Gua naiqira jiopeun kerokimado Hnong Er Luu pajiu da eusan. You people have lived on Red Sand Beach Island for many years.

Particles Expanded[]

The main particles you need to worry about ne and da. There are six particles in the Gerodathian language, all of them contributing to the important syntax of the smoothness of the spoken language. However, they have no definite meaning. They affect different words, and only come after verbs and adjectives. If a both are in the same section of a sentence, then it comes after the verb. Particles may only come after adjectives being used as adjectives, to clear up the ambiguity in using them.


Ga is the simplest of the particles, and it only means to add emphasis. It makes phrases stronger than it had been without the particle. It can also be used in comparative forms.

Aigireu gua. I love/am fond of you.
Aigireu ga gua. I really love/am very fond of you.


Da is one of the two main particles aforementioned that I said needed worrying over. It can mean a number of things, such as emphasis, like ga. It is usually used to indicate a state of being; almost like a replacing word for bareun. It can also be used to indicate formality; as in indicating emphasis, but formally as if to a superior.

Gua keuciba da xie ne palumugara. You’re better than him at climbing trees.
Bai koeago nara da, in-tan. I am truly very sorry, sir.


Ne generally indicates direction and place in a sentence. It is critical in, for example, telling somebody where to go or where to put something.

Doreu kado ke juberuba ne. Put those shoes on that dresser there.
Ireun da 20 lin kakuto ne. Ireun is about 20 miles east.


On indicates time in a sentence. It is important to tell someone when something will or has happened.
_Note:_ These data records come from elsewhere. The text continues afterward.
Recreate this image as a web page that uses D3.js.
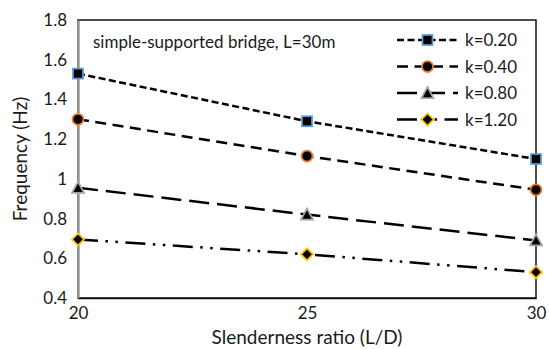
<!DOCTYPE html>
<html>
<head>
<meta charset="utf-8">
<script src="https://cdn.jsdelivr.net/npm/d3@7"></script>
<style>
  html, body { margin: 0; padding: 0; background: #fff; }
  svg { display: block; }
  text { font-family: Lato, "Open Sans", sans-serif; fill: #1a1a1a; }
</style>
</head>
<body>
<svg id="chart" width="549" height="349"></svg>
<script>
// Slenderness ratios on the x axis
const slenderness = [20, 25, 30];
// Natural frequency (Hz) for each stiffness ratio k
const seriesNames = ["k=0.20", "k=0.40", "k=0.80", "k=1.20"];
const freqK020 = [1.53, 1.29, 1.10];
const freqK040 = [1.30, 1.115, 0.945];
const freqK080 = [0.955, 0.82, 0.69];
const freqK120 = [0.695, 0.62, 0.53];
const yTicks = [0.4, 0.6, 0.8, 1.0, 1.2, 1.4, 1.6, 1.8];
const xTicks = [20, 25, 30];

const seriesValues = [freqK020, freqK040, freqK080, freqK120];
const styles = [
  { dash: "7 3.5", marker: "square", stroke: "#5B9BD5" },
  { dash: "11 6.5", marker: "circle", stroke: "#ED7D31" },
  { dash: "20 8", marker: "triangle", stroke: "#A5A5A5" },
  { dash: "20 7.5 2.5 7.5 2.5 7.5", marker: "diamond", stroke: "#FFC000" }
];

const svg = d3.select("#chart");
const plot = { left: 78, right: 536, top: 20, bottom: 298 };

const x = d3.scaleLinear().domain([20, 30]).range([plot.left, plot.right]);
const y = d3.scaleLinear().domain([0.4, 1.8]).range([plot.bottom, plot.top]);

// Plot-area frame
svg.append("rect")
  .attr("x", plot.left).attr("y", plot.top)
  .attr("width", plot.right - plot.left).attr("height", plot.bottom - plot.top)
  .attr("fill", "none").attr("stroke", "#111").attr("stroke-width", 1.5);

// Y axis
const yAxis = svg.append("g")
  .attr("transform", `translate(${plot.left},0)`)
  .call(d3.axisLeft(y).tickValues(yTicks).tickSize(0).tickPadding(11)
    .tickFormat(d => d3.format("~g")(d)));
yAxis.select(".domain").attr("stroke", "#9a9a9a").attr("stroke-width", 2.5);
yAxis.selectAll("text").attr("font-size", 17).attr("fill", "#1a1a1a")
  .style("font-family", "Lato, sans-serif");

// X axis
const xAxis = svg.append("g")
  .attr("transform", `translate(0,${plot.bottom})`)
  .call(d3.axisBottom(x).tickValues(xTicks).tickSize(0).tickPadding(9)
    .tickFormat(d3.format("d")));
xAxis.select(".domain").attr("stroke", "#111").attr("stroke-width", 1.5);
xAxis.selectAll("text").attr("font-size", 17).attr("fill", "#1a1a1a")
  .style("font-family", "Lato, sans-serif");

// Axis titles
svg.append("text")
  .attr("x", (plot.left + plot.right) / 2).attr("y", 344)
  .attr("text-anchor", "middle").attr("font-size", 19)
  .text("Slenderness ratio (L/D)");
svg.append("text")
  .attr("transform", `translate(27,${(plot.top + plot.bottom) / 2}) rotate(-90)`)
  .attr("text-anchor", "middle").attr("font-size", 19)
  .text("Frequency (Hz)");

// Annotation
svg.append("text")
  .attr("x", 93).attr("y", 48).attr("font-size", 17)
  .text("simple-supported bridge, L=30m");

// Marker drawing helper
function drawMarker(g, type, cx, cy, stroke) {
  let el;
  if (type === "square") {
    el = g.append("rect").attr("x", cx - 5).attr("y", cy - 5).attr("width", 10).attr("height", 10);
  } else if (type === "circle") {
    el = g.append("circle").attr("cx", cx).attr("cy", cy).attr("r", 5.5);
  } else if (type === "triangle") {
    el = g.append("path").attr("d", `M${cx},${cy - 6}L${cx + 6},${cy + 5}L${cx - 6},${cy + 5}Z`);
  } else {
    el = g.append("path").attr("d", `M${cx},${cy - 6}L${cx + 6},${cy}L${cx},${cy + 6}L${cx - 6},${cy}Z`);
  }
  el.attr("fill", "#000").attr("stroke", stroke).attr("stroke-width", 1.75);
}

const line = d3.line().x((d, i) => x(slenderness[i])).y(d => y(d));

seriesValues.forEach((vals, si) => {
  const st = styles[si];
  const g = svg.append("g");
  g.append("path").datum(vals)
    .attr("d", line).attr("fill", "none")
    .attr("stroke", "#000").attr("stroke-width", 2.5)
    .attr("stroke-dasharray", st.dash);
  vals.forEach((v, i) => drawMarker(g, st.marker, x(slenderness[i]), y(v), st.stroke));
});

// Legend
const legendX0 = 397, legendX1 = 458, legendTop = 40, legendStep = 26.5;
seriesNames.forEach((name, si) => {
  const st = styles[si];
  const ly = legendTop + si * legendStep;
  const g = svg.append("g");
  g.append("line").attr("x1", legendX0).attr("x2", legendX1).attr("y1", ly).attr("y2", ly)
    .attr("stroke", "#000").attr("stroke-width", 2.5).attr("stroke-dasharray", st.dash);
  drawMarker(g, st.marker, (legendX0 + legendX1) / 2, ly, st.stroke);
  g.append("text").attr("x", 465).attr("y", ly + 6).attr("font-size", 17).text(name);
});
</script>
</body>
</html>
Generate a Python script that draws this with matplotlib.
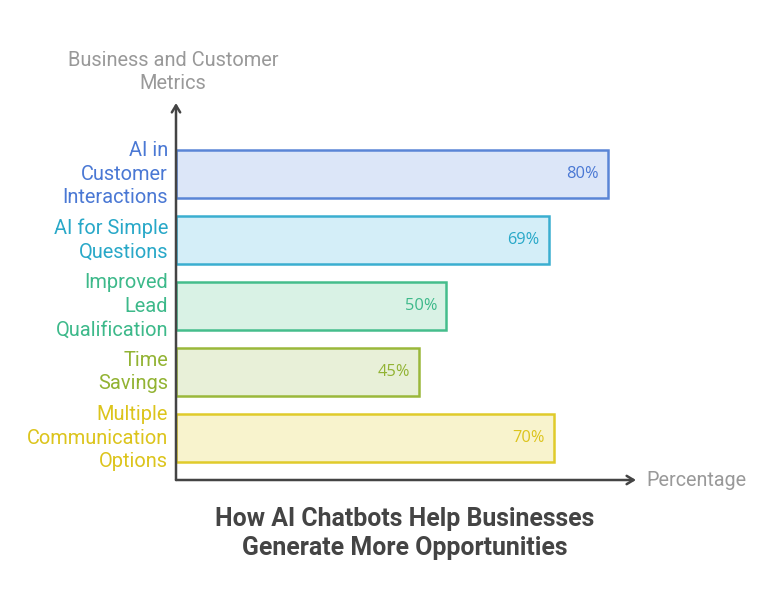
import matplotlib
matplotlib.use("Agg")
import matplotlib.pyplot as plt
from matplotlib.transforms import offset_copy

categories = ["AI in\nCustomer\nInteractions", "AI for Simple\nQuestions", "Improved\nLead\nQualification",
              "Time\nSavings", "Multiple\nCommunication\nOptions"]
values = [80, 69, 50, 45, 70]
value_labels = ["80%", "69%", "50%", "45%", "70%"]
edge_colors = ["#5a85d6", "#3aaed0", "#45bd8c", "#9ab83a", "#e0cb2a"]
fill_colors = ["#dce6f8", "#d4eef8", "#d9f2e5", "#e8f0d8", "#f8f3cd"]
text_colors = ["#4a78d4", "#28a8c8", "#3db98a", "#92b333", "#dcc41c"]
x_title = "Percentage"
y_title = "Business and Customer\nMetrics"
title = "How AI Chatbots Help Businesses\nGenerate More Opportunities"

W, H = 773, 612
fig = plt.figure(figsize=(W / 100, H / 100), dpi=100)
x0, x1 = 176, 636
y0, y1 = 480, 103
ax = fig.add_axes([x0 / W, (H - y0) / H, (x1 - x0) / W, (y0 - y1) / H])
px_per = 5.4
ax.set_xlim(0, (x1 - x0) / px_per)
ax.set_ylim((y0 - 174) / 66, (y1 - 174) / 66)
ax.axis("off")

font = "Roboto"
pos = list(range(len(categories)))
ax.barh(pos, values, height=48 / 66, color=fill_colors, edgecolor=edge_colors, linewidth=1.8, zorder=2)

for i, (v, lab, c) in enumerate(zip(values, value_labels, text_colors)):
    t = offset_copy(ax.transData, fig=fig, x=-9, y=0, units="dots")
    ax.text(v, i, lab, transform=t, ha="right", va="center", color=c, fontsize=11.8,
            family="Open Sans")
    t2 = offset_copy(ax.transData, fig=fig, x=-8, y=0, units="dots")
    ax.text(0, i, categories[i], transform=t2, ha="right", va="center", color=c, fontsize=14.4,
            family=font, linespacing=1.32)

# axes with arrows
axis_col = "#444444"
ax.annotate("", xy=(1, 0), xycoords="axes fraction", xytext=(0, 0),
            arrowprops=dict(arrowstyle="->,head_length=0.5,head_width=0.3", color=axis_col, lw=1.8,
                            shrinkA=0, shrinkB=0))
ax.annotate("", xy=(0, 1), xycoords="axes fraction", xytext=(0, 0),
            arrowprops=dict(arrowstyle="->,head_length=0.5,head_width=0.3", color=axis_col, lw=1.8,
                            shrinkA=0, shrinkB=0))

fig.text(646 / W, 1 - 480 / H, x_title, ha="left", va="center", color="#999999", fontsize=14.2, family=font)
fig.text(173 / W, 1 - 72 / H, y_title, ha="center", va="center", color="#999999", fontsize=14.4,
         family=font, linespacing=1.32)
fig.text(405 / W, 1 - 533.5 / H, title, ha="center", va="center", color="#444444", fontsize=17.9,
         family=font, weight="bold", linespacing=1.23)

fig.savefig("out.png", dpi=100, facecolor="white")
It is used in conjunction with past and future tenses to specify and clarify events. There are also other forms of on which specify ‘ago’ and ‘from now’: onna and onado.

Nitake-Goreura baqira on 2 jeun onna. Nitake-Goreura happened 2 weeks ago.
Qia marojade on teto kakema onado. She won’t marry in a month from now.

This concludes the Gerodathian language tutorial.